Magnetic Fluctuation and First-Order Transition in Trillium Lattice of EuPtSi Observed by 151Eu Mossbauer Spectroscopy

We report the results of Eu-151 Mossbauer spectroscopy on EuPtSi with a chiral structure belonging to the P2(1)3 (#198) space group at zero magnetic field. The paramagnetic single absorption forms a magnetic splitting profile directly below T-N = 4.0 K and the spectrum at 3.9 K consists of the sum of the paramagnetic single absorption and the magnetic splitting absorption, which indicates a first-order transition at T-N = 4.0 K. The temperature dependence of the effective hyperfine fields H-hf at the Eu nucleus follows a power law of H-hf = H-0(1 - T/T-N)(beta) with H-0 = 25.6 +/- 0.4T and beta = 0.16 +/- 0.01 indicates a full moment of Eu2+ ions.
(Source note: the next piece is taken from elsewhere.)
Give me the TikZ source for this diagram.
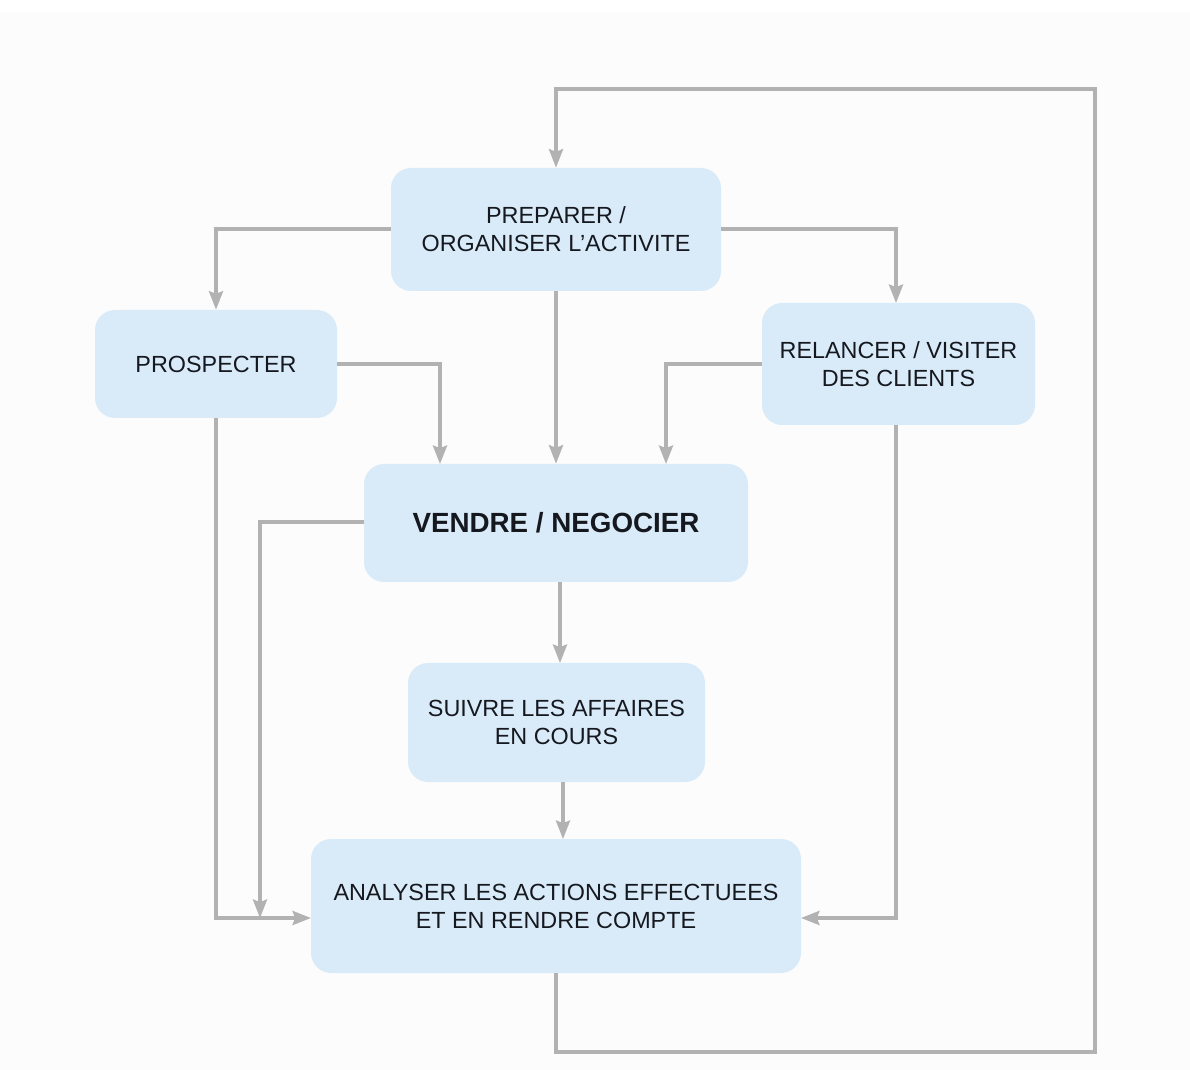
\documentclass[tikz,border=0pt]{standalone}
\usepackage{fontspec}
\setmainfont{Liberation Sans}
\usetikzlibrary{arrows.meta,calc}
\definecolor{boxfill}{HTML}{D9EBF8}
\definecolor{linegray}{HTML}{B2B2B2}
\definecolor{txt}{HTML}{16181F}
\definecolor{bg}{HTML}{FCFCFC}
\tikzset{
  box/.style={draw=none, fill=boxfill, rounded corners=0.4cm, align=center,
    text=txt, inner sep=0pt, font=\fontsize{13.3}{15.9}\selectfont},
  arr/.style={draw=linegray, line width=1.9pt,
    -{Stealth[length=10.5pt,width=8pt,inset=1.5pt]}},
  ln/.style={draw=linegray, line width=1.9pt}
}
\begin{document}
\begin{tikzpicture}[x=0.02cm,y=-0.02cm]
\useasboundingbox (0,0) rectangle (1190,1070);
\fill[white] (0,0) rectangle (1190,1070);
\fill[bg] (0,12) rectangle (1190,1070);

\node[box, minimum width=330*0.02cm, minimum height=123*0.02cm] (prep) at (556,229.5) {PREPARER /\\ORGANISER L’ACTIVITE};
\node[box, minimum width=242*0.02cm, minimum height=108*0.02cm] (pros) at (216,364) {PROSPECTER};
\node[box, minimum width=273*0.02cm, minimum height=122*0.02cm] (rel) at (898.5,364) {RELANCER / VISITER\\DES CLIENTS};
\node[box, minimum width=384*0.02cm, minimum height=118*0.02cm, font=\fontsize{15.8}{18}\selectfont\bfseries] (vend) at (556,523) {VENDRE / NEGOCIER};
\node[box, minimum width=297*0.02cm, minimum height=119*0.02cm] (suiv) at (556.5,722.5) {SUIVRE LES AFFAIRES\\EN COURS};
\node[box, minimum width=490*0.02cm, minimum height=134*0.02cm] (ana) at (556,906) {ANALYSER LES ACTIONS EFFECTUEES\\ET EN RENDRE COMPTE};

% helper coordinates
\coordinate (lb) at (556,1052);
\coordinate (rb) at (1095,1052);
\coordinate (rt) at (1095,89);
\coordinate (lt) at (556,89);
\coordinate (v1) at (440,464);
\coordinate (v2) at (666,464);
\coordinate (jv) at (260,918);
\coordinate (aL) at (311,918);
\coordinate (aR) at (801,918);
\coordinate (prL) at (391,229);
\coordinate (prR) at (721,229);
\coordinate (relN) at (896,303);
\coordinate (relS) at (896,425);
\coordinate (vendS) at (560,582);
\coordinate (suivN) at (560,663);
\coordinate (suivS) at (563,782);
\coordinate (anaN) at (563,839);
\coordinate (vendW) at (364,522);

% loop
\draw[arr] (ana.south) -- (lb) -- (rb) -- (rt) -- (lt) -- (prep.north);
% from prep
\draw[arr] (prL) -| (pros.north);
\draw[arr] (prR) -| (relN);
\draw[arr] (prep.south) -- (vend.north);
% into vendre
\draw[arr] (pros.east) -| (v1);
\draw[arr] (rel.west) -| (v2);
% vendre -> suivre -> analyser
\draw[arr] (vendS) -- (suivN);
\draw[arr] (suivS) -- (anaN);
% side paths
\draw[arr] (vendW) -| (jv);
\draw[arr] (pros.south) |- (aL);
\draw[arr] (relS) |- (aR);
\end{tikzpicture}
\end{document}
The relative integral intensity I of the Eu-151 Mossbauer spectroscopy for EuPtSi is enhanced using a Debye calculation below T-0 similar or equal to 15 K, which indicates the development of magnetic correlations. The line width Gamma of the (151) Eu Mossbauer spectra increases below T-FD (similar or equal to 8K) close to the Weiss temperature theta(p) and shows a sharp peak at T-N. The magnetic behavior of EuPtSi can be divided into three magnetic regions: the paramagnetic (PM) phase, the fluctuation-disordered (FD) phase and the antiferromagnetic phase with fluctuation disordering (AF with FD). The magnetic fluctuation is realized around the first-order transition between the paramagnetic and helimagnetic states in EuPtSi.